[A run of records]

____

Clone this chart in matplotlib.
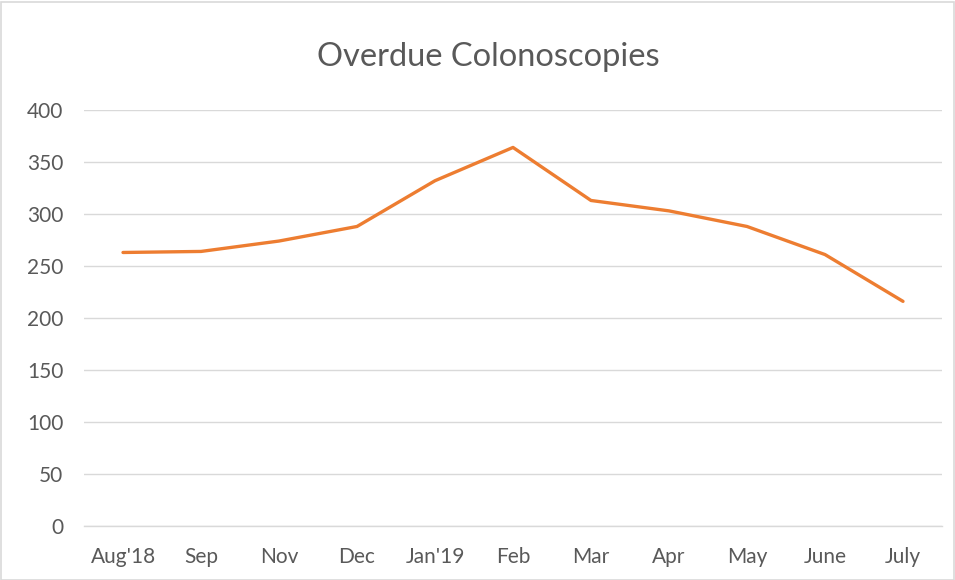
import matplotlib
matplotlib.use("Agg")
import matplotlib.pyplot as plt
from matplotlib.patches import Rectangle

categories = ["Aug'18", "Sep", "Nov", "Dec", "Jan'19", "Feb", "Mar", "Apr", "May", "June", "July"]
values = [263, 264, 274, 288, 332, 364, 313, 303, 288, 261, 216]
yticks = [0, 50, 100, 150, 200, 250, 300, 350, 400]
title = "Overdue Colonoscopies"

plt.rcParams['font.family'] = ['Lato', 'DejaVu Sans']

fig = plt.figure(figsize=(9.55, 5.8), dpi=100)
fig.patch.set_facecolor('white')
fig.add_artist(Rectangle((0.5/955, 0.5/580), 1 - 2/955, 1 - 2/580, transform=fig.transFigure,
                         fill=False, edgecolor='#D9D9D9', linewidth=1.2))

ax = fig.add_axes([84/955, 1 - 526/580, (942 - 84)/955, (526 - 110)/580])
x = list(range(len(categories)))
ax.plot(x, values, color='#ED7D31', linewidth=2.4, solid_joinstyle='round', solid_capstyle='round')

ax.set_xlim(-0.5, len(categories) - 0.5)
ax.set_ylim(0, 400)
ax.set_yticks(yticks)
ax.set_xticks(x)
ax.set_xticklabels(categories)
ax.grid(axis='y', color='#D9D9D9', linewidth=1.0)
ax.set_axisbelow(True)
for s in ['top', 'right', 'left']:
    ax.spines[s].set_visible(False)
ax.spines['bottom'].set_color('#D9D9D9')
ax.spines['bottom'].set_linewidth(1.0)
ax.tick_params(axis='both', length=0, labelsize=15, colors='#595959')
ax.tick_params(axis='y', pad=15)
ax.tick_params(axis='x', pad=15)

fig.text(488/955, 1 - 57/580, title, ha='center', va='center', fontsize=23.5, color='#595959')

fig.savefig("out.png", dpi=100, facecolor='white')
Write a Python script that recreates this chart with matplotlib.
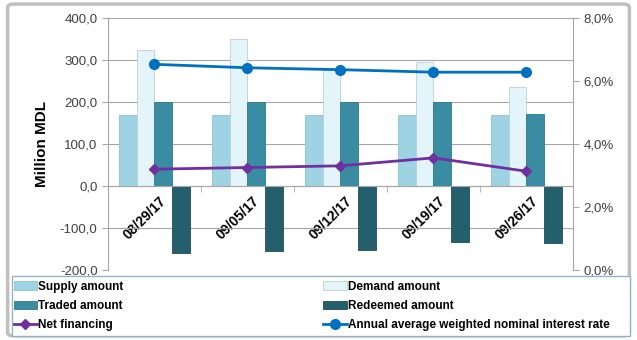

____

- Required work
Are you able to set down all the lines above exactly, without any pictures?

- Expected output
Clone this chart in matplotlib.
import matplotlib
matplotlib.use("Agg")
import matplotlib.pyplot as plt
from matplotlib.patches import Rectangle

categories = ["Aug'18", "Sep", "Nov", "Dec", "Jan'19", "Feb", "Mar", "Apr", "May", "June", "July"]
values = [263, 264, 274, 288, 332, 364, 313, 303, 288, 261, 216]
yticks = [0, 50, 100, 150, 200, 250, 300, 350, 400]
title = "Overdue Colonoscopies"

plt.rcParams['font.family'] = ['Lato', 'DejaVu Sans']

fig = plt.figure(figsize=(9.55, 5.8), dpi=100)
fig.patch.set_facecolor('white')
fig.add_artist(Rectangle((0.5/955, 0.5/580), 1 - 2/955, 1 - 2/580, transform=fig.transFigure,
                         fill=False, edgecolor='#D9D9D9', linewidth=1.2))

ax = fig.add_axes([84/955, 1 - 526/580, (942 - 84)/955, (526 - 110)/580])
x = list(range(len(categories)))
ax.plot(x, values, color='#ED7D31', linewidth=2.4, solid_joinstyle='round', solid_capstyle='round')

ax.set_xlim(-0.5, len(categories) - 0.5)
ax.set_ylim(0, 400)
ax.set_yticks(yticks)
ax.set_xticks(x)
ax.set_xticklabels(categories)
ax.grid(axis='y', color='#D9D9D9', linewidth=1.0)
ax.set_axisbelow(True)
for s in ['top', 'right', 'left']:
    ax.spines[s].set_visible(False)
ax.spines['bottom'].set_color('#D9D9D9')
ax.spines['bottom'].set_linewidth(1.0)
ax.tick_params(axis='both', length=0, labelsize=15, colors='#595959')
ax.tick_params(axis='y', pad=15)
ax.tick_params(axis='x', pad=15)

fig.text(488/955, 1 - 57/580, title, ha='center', va='center', fontsize=23.5, color='#595959')

fig.savefig("out.png", dpi=100, facecolor='white')
Write a Python script that recreates this chart with matplotlib.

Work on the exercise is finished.